We have another installment in our series of favorite blogs from the past. Here is part of a blog from June of 2010. The information is still very valuable.
An online article from FamilyDoctor.org outlines some common symptoms in recognizing dementia.
"Dementia causes many problems for the person who has it and for the person's family. Many of the problems are caused by memory loss. Some common symptoms of dementia are listed below. Not everyone who has dementia will experience all of these symptoms.
- Recent memory loss. All of us forget things for a while and then remember them later. People who have dementia often forget things, but they never remember them. They might ask you the same question over and over, each time forgetting that you've already given them the answer. They won't even remember that they already asked the question.
- Difficulty performing familiar tasks. People who have dementia might cook a meal but
forget to serve it. They might even forget that they cooked it.
Problems with language. People who have dementia may forget simple words or use the wrong words. This makes it hard to understand what they want.
- Time and place disorientation. People who have dementia may get lost on their
own street. They may forget how they got to a certain place and how to get
Poor judgment. Even a person who doesn't have dementia might get distracted. But people who have dementia can forget simple things, like forgetting to put on a coat before going out in cold weather.
- Problems with abstract thinking. Anybody might have trouble balancing a checkbook, but people who have dementia may forget what the numbers are and what has to be done with them.
- Misplacing things. People who have dementia may put things in the wrong places. They might put an iron in the freezer or a wristwatch in the sugar bowl. Then they can't find these things later.
- Changes in mood. Everyone
is moody at times, but people who have dementia may have fast mood swings,
going from calm to tears to anger in a few minutes.
Personality changes. People who have dementia may have drastic changes in personality. They might become irritable, suspicious or fearful.

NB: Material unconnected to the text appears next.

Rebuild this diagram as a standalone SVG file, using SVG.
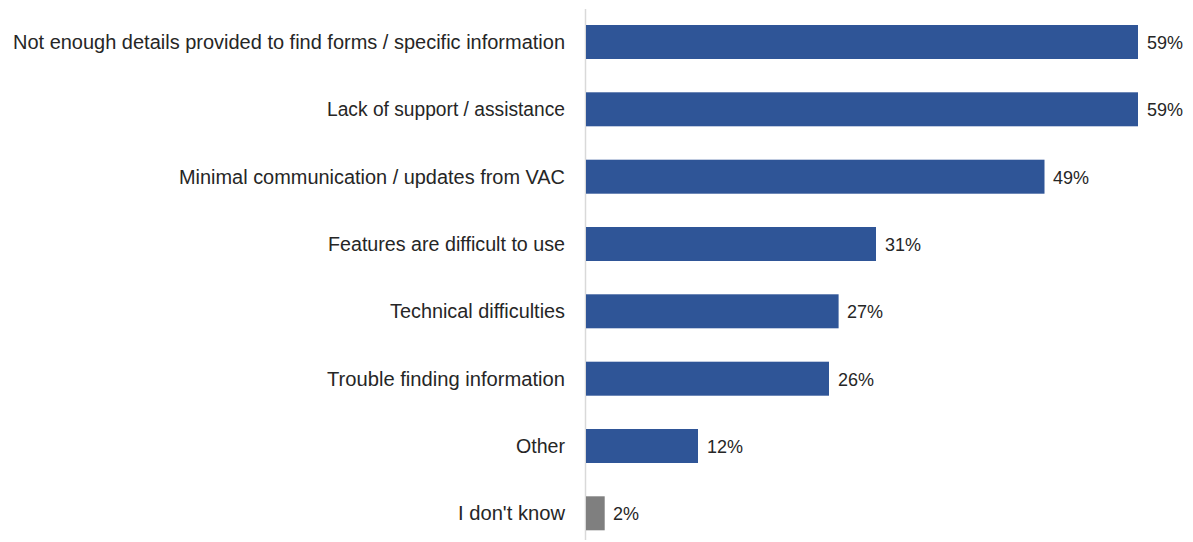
<svg xmlns="http://www.w3.org/2000/svg" width="1193" height="542" viewBox="0 0 1193 542">
<style>
.lbl{font-family:"Liberation Sans",Arial,sans-serif;font-size:19.5px;fill:#262626;text-anchor:end}
.val{font-family:"Liberation Sans",Arial,sans-serif;font-size:18px;fill:#262626}
.bar{fill:#2F5597}
.gray{fill:#7F7F7F}
</style>
<rect width="1193" height="542" fill="#FFFFFF"/>
<g id="axis"><line x1="585.5" y1="9" x2="585.5" y2="540" stroke="#D9D9D9" stroke-width="1.5"/></g>
<g id="row1"><text class="lbl" x="565" y="49" textLength="552" lengthAdjust="spacingAndGlyphs">Not enough details provided to find forms / specific information</text><rect class="bar" x="586" y="25" width="552" height="34"/><text class="val" x="1147" y="49">59%</text></g>
<g id="row2"><text class="lbl" x="565" y="116" textLength="238" lengthAdjust="spacingAndGlyphs">Lack of support / assistance</text><rect class="bar" x="586" y="92.3" width="552" height="34"/><text class="val" x="1147" y="116">59%</text></g>
<g id="row3"><text class="lbl" x="565" y="183.5" textLength="386" lengthAdjust="spacingAndGlyphs">Minimal communication / updates from VAC</text><rect class="bar" x="586" y="159.7" width="458.5" height="34"/><text class="val" x="1053" y="184">49%</text></g>
<g id="row4"><text class="lbl" x="565" y="251" textLength="237" lengthAdjust="spacingAndGlyphs">Features are difficult to use</text><rect class="bar" x="586" y="227" width="290" height="34"/><text class="val" x="885" y="251">31%</text></g>
<g id="row5"><text class="lbl" x="565" y="318" textLength="175" lengthAdjust="spacingAndGlyphs">Technical difficulties</text><rect class="bar" x="586" y="294.3" width="252.6" height="34"/><text class="val" x="847" y="318">27%</text></g>
<g id="row6"><text class="lbl" x="565" y="385.5" textLength="238" lengthAdjust="spacingAndGlyphs">Trouble finding information</text><rect class="bar" x="586" y="361.7" width="243" height="34"/><text class="val" x="838" y="386">26%</text></g>
<g id="row7"><text class="lbl" x="565" y="453" textLength="49" lengthAdjust="spacingAndGlyphs">Other</text><rect class="bar" x="586" y="429" width="112" height="34"/><text class="val" x="707" y="453">12%</text></g>
<g id="row8"><text class="lbl" x="565" y="520" textLength="107" lengthAdjust="spacingAndGlyphs">I don't know</text><rect class="gray" x="586" y="496.3" width="18.7" height="34"/><text class="val" x="613" y="520">2%</text></g>
</svg>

- Loss of initiative. People who have dementia may become passive. They might not want to go places or see other people."
Dementia is caused by change or destruction of brain cells. Often this change is a result of small strokes or blockage of blood cells, severe hypothyroidism or Alzheimer’s disease. There is a continuous decline in ability to perform normal daily activities. Personal care including dressing, bathing, preparing meals and even eating a meal eventually becomes impossible.

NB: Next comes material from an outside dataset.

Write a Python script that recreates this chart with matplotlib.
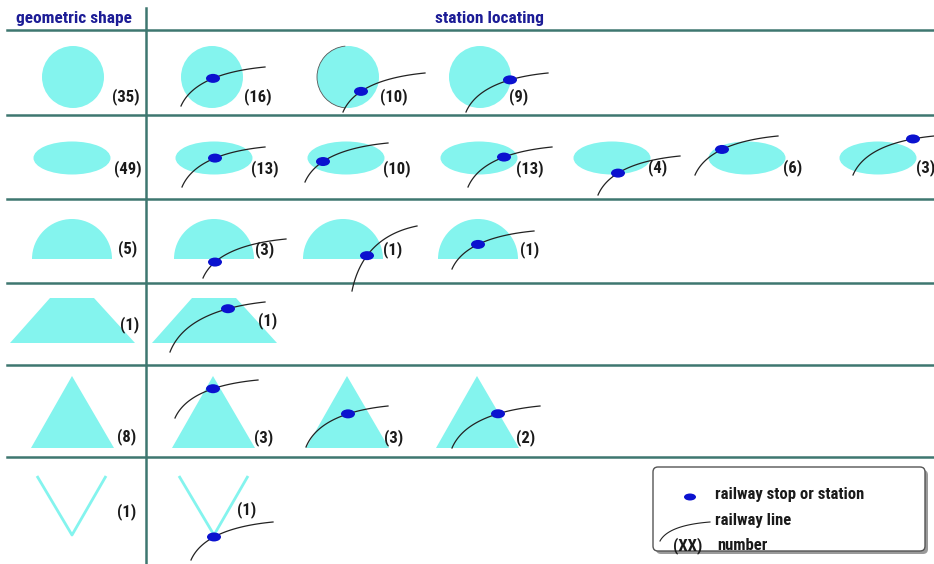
import numpy as np
import matplotlib
matplotlib.use("Agg")
import matplotlib.pyplot as plt
from matplotlib import font_manager
from matplotlib.patches import Circle, Ellipse, Wedge, Polygon, FancyBboxPatch, Arc

# ----------------------------------------------------------
# Data: counts of each geometric shape and of each station position
# ----------------------------------------------------------
shapes = ["circle", "ellipse", "half", "trapezoid", "triangle", "v"]
shape_counts = [35, 49, 5, 1, 8, 1]
station_counts = [
    [16, 10, 9],
    [13, 10, 13, 4, 6, 3],
    [3, 1, 1],
    [1],
    [3, 3, 2],
    [1],
]
header_labels = ["geometric shape", "station locating"]
legend_labels = ["railway stop or station", "railway line", "number"]

# ----------------------------------------------------------
# Layout (pixels)
# ----------------------------------------------------------
W, H = 934, 564
row_lines = [30, 115, 199, 283, 365, 457]
col_line = 146
AQUA = "#84F4EE"
BLUE = "#0B12CF"
GRID = "#3E7770"
HEAD = "#1C1C96"
BEND = 0.17

available = {f.name for f in font_manager.fontManager.ttflist}
FONT = "DejaVu Sans"
for cand in ["Liberation Sans Narrow", "Roboto Condensed", "Open Sans Condensed", "DejaVu Sans"]:
    if cand in available:
        FONT = cand
        break
plt.rcParams["font.family"] = [FONT, "DejaVu Sans"]

# centre of the geometric-shape column and of each station cell
geo_x = [73, 72, 72, 72, 72, 72]
cell_x = [
    [212, 348, 480],
    [214, 346, 479, 612, 747, 878],
    [214, 343, 478],
    [214],
    [213, 347, 477],
    [214],
]
row_cy = [77, 158, 259, 320, 412, 505]
geo_label = [(126, 97), (128, 169), (128, 249), (130, 325), (127, 437), (127, 512)]

# railway curve (start x, start y, end x, end y) and station x, per cell
rails = [
    [(181, 106, 265, 67), (343, 112, 425, 73), (466, 112, 548, 73)],
    [(182, 187, 265, 147), (305, 182, 388, 143), (468, 187, 552, 147),
     (598, 195, 680, 156), (695, 175, 778, 136), (853, 175, 934, 136)],
    [(203, 278, 286, 239), (352, 291, 417, 226), (452, 269, 534, 231)],
    [(170, 352, 265, 302)],
    [(175, 418, 258, 380), (306, 447, 388, 406), (452, 448, 540, 406)],
    [(191, 560, 273, 522)],
]
station_x = [
    [213, 361, 510],
    [215, 323, 504, 618, 722, 913],
    [215, 367, 478],
    [228],
    [213, 348, 498],
    [214],
]
label_pos = [
    [(258, 97), (394, 97), (519, 97)],
    [(265, 169), (397, 169), (530, 169), (658, 168), (793, 168), (926, 168)],
    [(265, 250), (393, 250), (530, 250)],
    [(268, 321)],
    [(264, 438), (394, 438), (526, 438)],
    [(247, 510)],
]


def draw_shape(ax, kind, cx, cy):
    if kind == "circle":
        ax.add_patch(Circle((cx, cy), 31, color=AQUA, lw=0))
    elif kind == "ellipse":
        ax.add_patch(Ellipse((cx, cy), 77, 33, color=AQUA, lw=0))
    elif kind == "half":
        ax.add_patch(Wedge((cx, cy), 40, 180, 360, color=AQUA, lw=0))
    elif kind == "trapezoid":
        pts = [(cx - 22, cy - 22), (cx + 22, cy - 22), (cx + 63, cy + 23), (cx - 62, cy + 23)]
        ax.add_patch(Polygon(pts, closed=True, color=AQUA, lw=0))
    elif kind == "triangle":
        pts = [(cx, cy - 36), (cx + 42, cy + 36), (cx - 41, cy + 36)]
        ax.add_patch(Polygon(pts, closed=True, color=AQUA, lw=0))
    elif kind == "v":
        ax.plot([cx - 35, cx, cx + 34], [cy - 29, cy + 30, cy - 29],
                color=AQUA, lw=2, solid_capstyle="butt")


def rail_curve(x0, y0, x1, y1, n=80):
    t = np.linspace(0, 1, n)
    px = x0 + BEND * (x1 - x0)
    py = y1 + BEND * (y0 - y1)
    bx = (1 - t) ** 2 * x0 + 2 * (1 - t) * t * px + t ** 2 * x1
    by = (1 - t) ** 2 * y0 + 2 * (1 - t) * t * py + t ** 2 * y1
    return bx, by


def draw_station(ax, x, y, w=14, h=9):
    ax.add_patch(Ellipse((x, y), w, h, color=BLUE, lw=0, zorder=4))


fig = plt.figure(figsize=(W / 100, H / 100), dpi=100)
ax = fig.add_axes([0, 0, 1, 1])
ax.set_xlim(0, W)
ax.set_ylim(H, 0)
ax.axis("off")

# grid
for y in row_lines:
    ax.plot([7, W], [y, y], color=GRID, lw=1.8, zorder=1)
ax.plot([col_line, col_line], [8, H], color=GRID, lw=1.8, zorder=1)

# headers
ax.text(74, 19, header_labels[0], color=HEAD, fontsize=12.5, fontweight="bold",
        ha="center", va="center")
ax.text(489, 19, header_labels[1], color=HEAD, fontsize=12.5, fontweight="bold",
        ha="center", va="center")

lab_kw = dict(fontsize=12, fontweight="bold", color="#1a1a1a", ha="center", va="center")

for r, kind in enumerate(shapes):
    cy = row_cy[r]
    draw_shape(ax, kind, geo_x[r], cy)
    ax.text(*geo_label[r], f"({shape_counts[r]})", **lab_kw)
    for c, n in enumerate(station_counts[r]):
        draw_shape(ax, kind, cell_x[r][c], cy)
        bx, by = rail_curve(*rails[r][c])
        ax.plot(bx, by, color="#222222", lw=0.9, zorder=3)
        sx = station_x[r][c]
        draw_station(ax, sx, np.interp(sx, bx, by))
        lx, ly = label_pos[r][c]
        ax.text(lx, ly, f"({n})", **lab_kw)

# faint outline on the second circle
ax.add_patch(Arc((348, 77), 62, 62, theta1=95, theta2=265, color="#555555", lw=0.6, zorder=2))

# legend box
ax.add_patch(FancyBboxPatch((656, 470), 272, 84, boxstyle="round,pad=0,rounding_size=5",
                            facecolor="#9a9a9a", edgecolor="none", zorder=5))
ax.add_patch(FancyBboxPatch((653, 467), 272, 84, boxstyle="round,pad=0,rounding_size=5",
                            facecolor="white", edgecolor="#555555", lw=1, zorder=6))
ax.add_patch(Ellipse((690, 497), 12, 7, color=BLUE, lw=0, zorder=7))
bx, by = rail_curve(660, 541, 710, 522, 40)
ax.plot(bx, by, color="#222222", lw=0.8, zorder=7)
leg_kw = dict(fontsize=12, fontweight="bold", color="#1a1a1a", va="center", zorder=7)
ax.text(715, 494, legend_labels[0], ha="left", **leg_kw)
ax.text(715, 521, legend_labels[1], ha="left", **leg_kw)
ax.text(688, 546, "(XX)", ha="center", **leg_kw)
ax.text(717, 546, legend_labels[2], ha="left", **leg_kw)

fig.savefig("out.png", dpi=100)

The Alzheimer’s Organization reports that 5.3 million Americans suffer from Alzheimer’s disease, the most common cause of dementia. They also report that there are 10.9 million unpaid caregivers helping those afflicted by the disease. In 2000, there were an estimated 411,000 new (incident) cases of Alzheimer’s disease. For 2010, that number is projected to be 454,000 new cases; by 2030, 615,000; and by 2050, 959,000. To read the full report, visit www.alz.org.

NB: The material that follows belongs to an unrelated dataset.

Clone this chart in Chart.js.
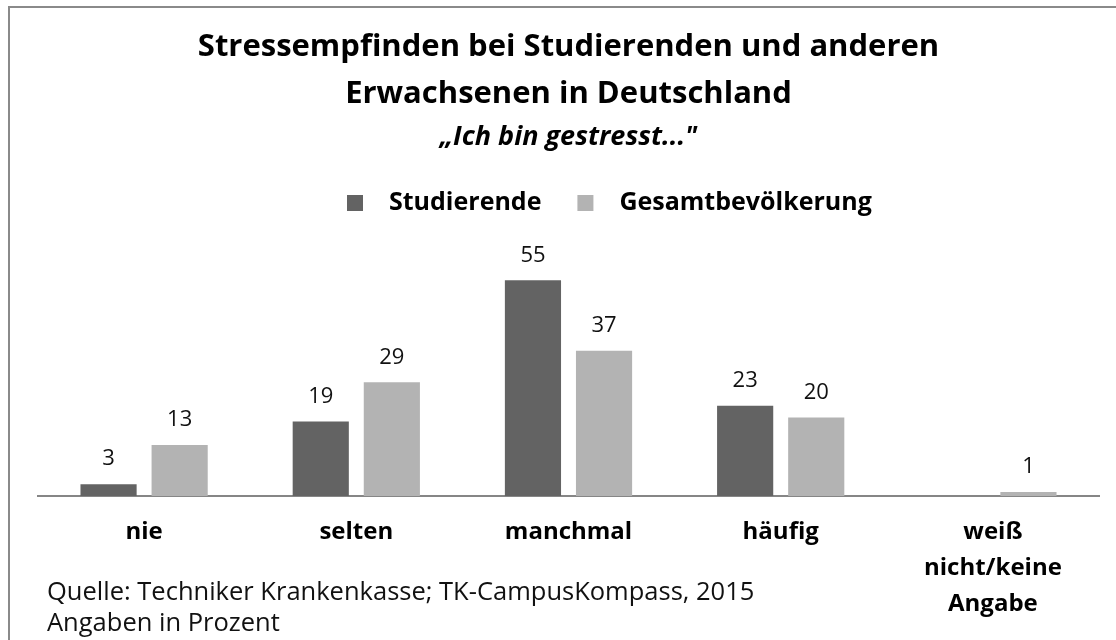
<!DOCTYPE html>
<html>
<head>
<meta charset="utf-8">
<style>
  body { margin: 0; background: #fff; }
  #wrap { width: 1116px; height: 640px; }
</style>
<script src="https://cdn.jsdelivr.net/npm/chart.js@4/dist/chart.umd.min.js"></script>
</head>
<body>
<div id="wrap"><canvas id="chart" width="1116" height="640"></canvas></div>
<script>
const categories = ['nie', 'selten', 'manchmal', 'häufig', ['weiß', 'nicht/keine', 'Angabe']];
const studierende = [3, 19, 55, 23, null];
const gesamt = [13, 29, 37, 20, 1];
const seriesNames = ['Studierende', 'Gesamtbevölkerung'];
const titleLines = ['Stressempfinden bei Studierenden und anderen', 'Erwachsenen in Deutschland'];
const subtitleText = '„Ich bin gestresst..."';
const sourceLines = ['Quelle: Techniker Krankenkasse; TK-CampusKompass, 2015', 'Angaben in Prozent'];

const DARK = '#636363';
const LIGHT = '#b3b3b3';
const FONT = '"Open Sans", sans-serif';

// frame, legend, value labels and source note
const extras = {
  id: 'extras',
  beforeDraw(chart) {
    const ctx = chart.ctx;
    ctx.save();
    ctx.fillStyle = '#fff';
    ctx.fillRect(0, 0, chart.width, chart.height);
    ctx.strokeStyle = '#8a8a8a';
    ctx.lineWidth = 2;
    ctx.strokeRect(9, 7, chart.width + 50, chart.height + 50);
    ctx.restore();
  },
  afterDatasetsDraw(chart) {
    const ctx = chart.ctx;
    ctx.save();
    ctx.font = '22px ' + FONT;
    ctx.fillStyle = '#111';
    ctx.textAlign = 'center';
    ctx.textBaseline = 'middle';
    chart.data.datasets.forEach((ds, i) => {
      chart.getDatasetMeta(i).data.forEach((bar, j) => {
        if (ds.data[j] == null) return;
        ctx.fillText(ds.data[j], bar.x, bar.y - 25);
      });
    });
    ctx.restore();
  },
  afterDraw(chart) {
    const ctx = chart.ctx;
    ctx.save();
    // legend
    ctx.font = 'bold 25px ' + FONT;
    ctx.textBaseline = 'middle';
    let x = 347;
    const y = 203;
    [DARK, LIGHT].forEach((c, i) => {
      ctx.fillStyle = c;
      ctx.fillRect(x, y - 8, 16, 16);
      x += 16 + 26;
      ctx.fillStyle = '#000';
      ctx.fillText(seriesNames[i], x, y);
      x += ctx.measureText(seriesNames[i]).width + 36;
    });
    // source
    ctx.font = '25.5px ' + FONT;
    ctx.fillStyle = '#111';
    ctx.fillText(sourceLines[0], 47, 593);
    ctx.fillText(sourceLines[1], 47, 624);
    ctx.restore();
  }
};

new Chart(document.getElementById('chart'), {
  type: 'bar',
  data: {
    labels: categories,
    datasets: [
      { label: seriesNames[0], data: studierende, backgroundColor: DARK },
      { label: seriesNames[1], data: gesamt, backgroundColor: LIGHT }
    ]
  },
  options: {
    responsive: false,
    devicePixelRatio: 1,
    animation: false,
    categoryPercentage: 0.67,
    barPercentage: 0.79,
    layout: { padding: { top: 8, left: 38, right: 17, bottom: 0 } },
    scales: {
      x: {
        grid: { display: false, drawTicks: false },
        border: { color: '#868686', width: 2 },
        ticks: {
          color: '#000',
          padding: 18,
          font: { family: FONT, size: 24, weight: 'bold', lineHeight: 1.5 },
          maxRotation: 0,
          autoSkip: false
        }
      },
      y: { display: false, min: 0, max: 70 }
    },
    plugins: {
      legend: { display: false },
      tooltip: { enabled: false },
      title: {
        display: true,
        text: titleLines,
        color: '#000',
        font: { family: FONT, size: 31, weight: 'bold', lineHeight: 1.5 },
        padding: { top: 16, bottom: 0 }
      },
      subtitle: {
        display: true,
        text: subtitleText,
        color: '#000',
        font: { family: FONT, size: 27, weight: 'bold', style: 'italic', lineHeight: 1.2 },
        padding: { top: 4, bottom: 68 }
      }
    }
  },
  plugins: [extras]
});
</script>
</body>
</html>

In the beginning, family members find part time caregivers for their loved one. At first, loved ones need only a little help with remembering to do daily activities or prepare meals. As dementia progresses, caregiving demands often progress to 24 hour care. Night and day become confused and normal routines of sleeping, eating and functioning become more difficult for the patient. The demented person feels frustrated and may lash out in anger or fear. It is not uncommon for a child or spouse giving the care to quickly become overwhelmed and discouraged.